Your goal:
Your task is to transcribe all of the data below exactly, omitting the images.

Source excerpt:
* Begin *
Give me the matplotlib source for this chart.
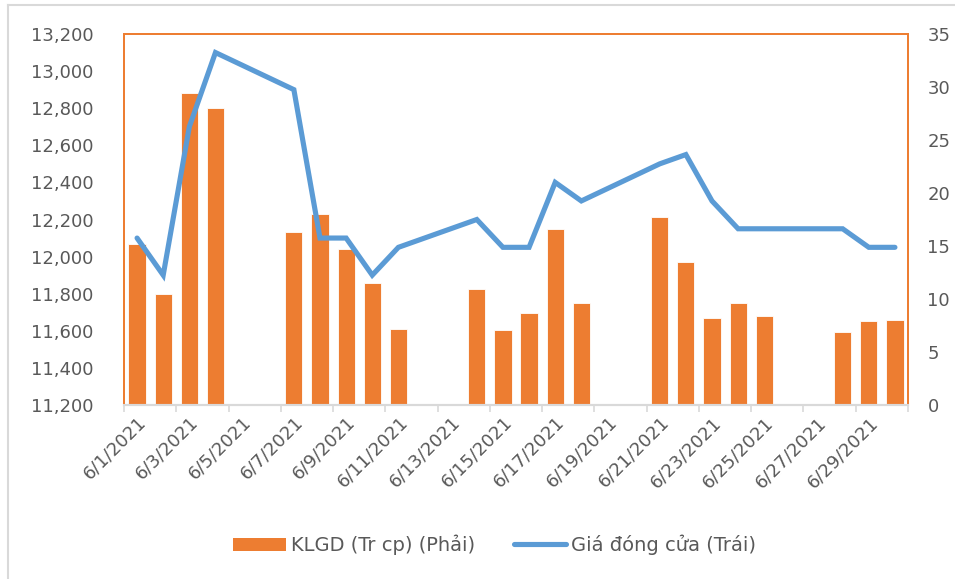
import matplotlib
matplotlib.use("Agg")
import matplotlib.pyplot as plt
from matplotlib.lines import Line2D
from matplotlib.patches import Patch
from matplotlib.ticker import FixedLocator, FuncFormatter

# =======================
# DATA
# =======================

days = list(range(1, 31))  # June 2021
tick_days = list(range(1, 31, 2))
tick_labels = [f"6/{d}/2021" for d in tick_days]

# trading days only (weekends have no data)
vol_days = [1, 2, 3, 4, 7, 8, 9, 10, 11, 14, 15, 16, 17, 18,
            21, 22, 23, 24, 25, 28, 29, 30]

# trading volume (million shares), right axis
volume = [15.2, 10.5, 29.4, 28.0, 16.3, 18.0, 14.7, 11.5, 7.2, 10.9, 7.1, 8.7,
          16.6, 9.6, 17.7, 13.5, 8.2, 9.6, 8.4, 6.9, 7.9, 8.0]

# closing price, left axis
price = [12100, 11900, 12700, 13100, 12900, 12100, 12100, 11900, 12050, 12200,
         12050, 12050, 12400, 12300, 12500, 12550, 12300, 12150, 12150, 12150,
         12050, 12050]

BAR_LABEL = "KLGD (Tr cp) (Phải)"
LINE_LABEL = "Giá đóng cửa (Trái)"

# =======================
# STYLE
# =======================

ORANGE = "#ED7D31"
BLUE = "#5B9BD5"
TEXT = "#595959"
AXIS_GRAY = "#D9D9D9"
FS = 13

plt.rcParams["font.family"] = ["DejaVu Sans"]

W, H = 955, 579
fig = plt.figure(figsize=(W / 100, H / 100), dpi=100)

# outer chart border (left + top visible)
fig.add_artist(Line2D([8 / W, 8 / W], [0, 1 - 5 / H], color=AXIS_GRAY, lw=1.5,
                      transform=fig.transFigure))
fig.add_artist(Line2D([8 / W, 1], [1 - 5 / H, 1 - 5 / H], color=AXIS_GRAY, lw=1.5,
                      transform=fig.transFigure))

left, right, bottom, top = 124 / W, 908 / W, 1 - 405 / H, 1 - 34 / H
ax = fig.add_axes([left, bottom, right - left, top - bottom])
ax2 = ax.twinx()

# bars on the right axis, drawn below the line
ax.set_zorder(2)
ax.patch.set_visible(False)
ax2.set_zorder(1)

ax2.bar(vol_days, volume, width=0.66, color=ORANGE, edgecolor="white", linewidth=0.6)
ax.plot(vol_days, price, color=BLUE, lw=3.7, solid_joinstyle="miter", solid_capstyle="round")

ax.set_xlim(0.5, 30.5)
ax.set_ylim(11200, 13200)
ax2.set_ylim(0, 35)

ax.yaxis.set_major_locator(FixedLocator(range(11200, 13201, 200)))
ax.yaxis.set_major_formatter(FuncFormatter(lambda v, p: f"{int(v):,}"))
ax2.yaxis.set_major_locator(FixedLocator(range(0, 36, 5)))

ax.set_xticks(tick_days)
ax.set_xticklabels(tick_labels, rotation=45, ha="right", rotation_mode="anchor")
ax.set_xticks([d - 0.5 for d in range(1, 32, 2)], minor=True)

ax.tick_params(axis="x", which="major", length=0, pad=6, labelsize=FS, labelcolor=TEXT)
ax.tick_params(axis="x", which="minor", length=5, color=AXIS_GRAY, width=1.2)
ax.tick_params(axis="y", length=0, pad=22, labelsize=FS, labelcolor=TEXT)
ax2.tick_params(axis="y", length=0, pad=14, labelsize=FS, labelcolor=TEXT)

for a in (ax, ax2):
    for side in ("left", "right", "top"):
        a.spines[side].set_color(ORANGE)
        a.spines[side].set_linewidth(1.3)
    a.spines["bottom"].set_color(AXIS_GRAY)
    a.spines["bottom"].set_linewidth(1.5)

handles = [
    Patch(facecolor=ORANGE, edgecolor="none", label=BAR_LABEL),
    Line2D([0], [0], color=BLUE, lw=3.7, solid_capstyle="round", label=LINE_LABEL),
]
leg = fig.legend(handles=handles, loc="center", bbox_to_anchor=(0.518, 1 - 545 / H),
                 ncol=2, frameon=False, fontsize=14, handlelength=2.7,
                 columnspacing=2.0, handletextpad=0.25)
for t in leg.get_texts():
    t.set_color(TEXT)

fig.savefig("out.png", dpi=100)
* End *
Solution to this problem:
Give me the matplotlib source for this chart.
import matplotlib
matplotlib.use("Agg")
import matplotlib.pyplot as plt
from matplotlib.lines import Line2D
from matplotlib.patches import Patch
from matplotlib.ticker import FixedLocator, FuncFormatter

# =======================
# DATA
# =======================

days = list(range(1, 31))  # June 2021
tick_days = list(range(1, 31, 2))
tick_labels = [f"6/{d}/2021" for d in tick_days]

# trading days only (weekends have no data)
vol_days = [1, 2, 3, 4, 7, 8, 9, 10, 11, 14, 15, 16, 17, 18,
            21, 22, 23, 24, 25, 28, 29, 30]

# trading volume (million shares), right axis
volume = [15.2, 10.5, 29.4, 28.0, 16.3, 18.0, 14.7, 11.5, 7.2, 10.9, 7.1, 8.7,
          16.6, 9.6, 17.7, 13.5, 8.2, 9.6, 8.4, 6.9, 7.9, 8.0]

# closing price, left axis
price = [12100, 11900, 12700, 13100, 12900, 12100, 12100, 11900, 12050, 12200,
         12050, 12050, 12400, 12300, 12500, 12550, 12300, 12150, 12150, 12150,
         12050, 12050]

BAR_LABEL = "KLGD (Tr cp) (Phải)"
LINE_LABEL = "Giá đóng cửa (Trái)"

# =======================
# STYLE
# =======================

ORANGE = "#ED7D31"
BLUE = "#5B9BD5"
TEXT = "#595959"
AXIS_GRAY = "#D9D9D9"
FS = 13

plt.rcParams["font.family"] = ["DejaVu Sans"]

W, H = 955, 579
fig = plt.figure(figsize=(W / 100, H / 100), dpi=100)

# outer chart border (left + top visible)
fig.add_artist(Line2D([8 / W, 8 / W], [0, 1 - 5 / H], color=AXIS_GRAY, lw=1.5,
                      transform=fig.transFigure))
fig.add_artist(Line2D([8 / W, 1], [1 - 5 / H, 1 - 5 / H], color=AXIS_GRAY, lw=1.5,
                      transform=fig.transFigure))

left, right, bottom, top = 124 / W, 908 / W, 1 - 405 / H, 1 - 34 / H
ax = fig.add_axes([left, bottom, right - left, top - bottom])
ax2 = ax.twinx()

# bars on the right axis, drawn below the line
ax.set_zorder(2)
ax.patch.set_visible(False)
ax2.set_zorder(1)

ax2.bar(vol_days, volume, width=0.66, color=ORANGE, edgecolor="white", linewidth=0.6)
ax.plot(vol_days, price, color=BLUE, lw=3.7, solid_joinstyle="miter", solid_capstyle="round")

ax.set_xlim(0.5, 30.5)
ax.set_ylim(11200, 13200)
ax2.set_ylim(0, 35)

ax.yaxis.set_major_locator(FixedLocator(range(11200, 13201, 200)))
ax.yaxis.set_major_formatter(FuncFormatter(lambda v, p: f"{int(v):,}"))
ax2.yaxis.set_major_locator(FixedLocator(range(0, 36, 5)))

ax.set_xticks(tick_days)
ax.set_xticklabels(tick_labels, rotation=45, ha="right", rotation_mode="anchor")
ax.set_xticks([d - 0.5 for d in range(1, 32, 2)], minor=True)

ax.tick_params(axis="x", which="major", length=0, pad=6, labelsize=FS, labelcolor=TEXT)
ax.tick_params(axis="x", which="minor", length=5, color=AXIS_GRAY, width=1.2)
ax.tick_params(axis="y", length=0, pad=22, labelsize=FS, labelcolor=TEXT)
ax2.tick_params(axis="y", length=0, pad=14, labelsize=FS, labelcolor=TEXT)

for a in (ax, ax2):
    for side in ("left", "right", "top"):
        a.spines[side].set_color(ORANGE)
        a.spines[side].set_linewidth(1.3)
    a.spines["bottom"].set_color(AXIS_GRAY)
    a.spines["bottom"].set_linewidth(1.5)

handles = [
    Patch(facecolor=ORANGE, edgecolor="none", label=BAR_LABEL),
    Line2D([0], [0], color=BLUE, lw=3.7, solid_capstyle="round", label=LINE_LABEL),
]
leg = fig.legend(handles=handles, loc="center", bbox_to_anchor=(0.518, 1 - 545 / H),
                 ncol=2, frameon=False, fontsize=14, handlelength=2.7,
                 columnspacing=2.0, handletextpad=0.25)
for t in leg.get_texts():
    t.set_color(TEXT)

fig.savefig("out.png", dpi=100)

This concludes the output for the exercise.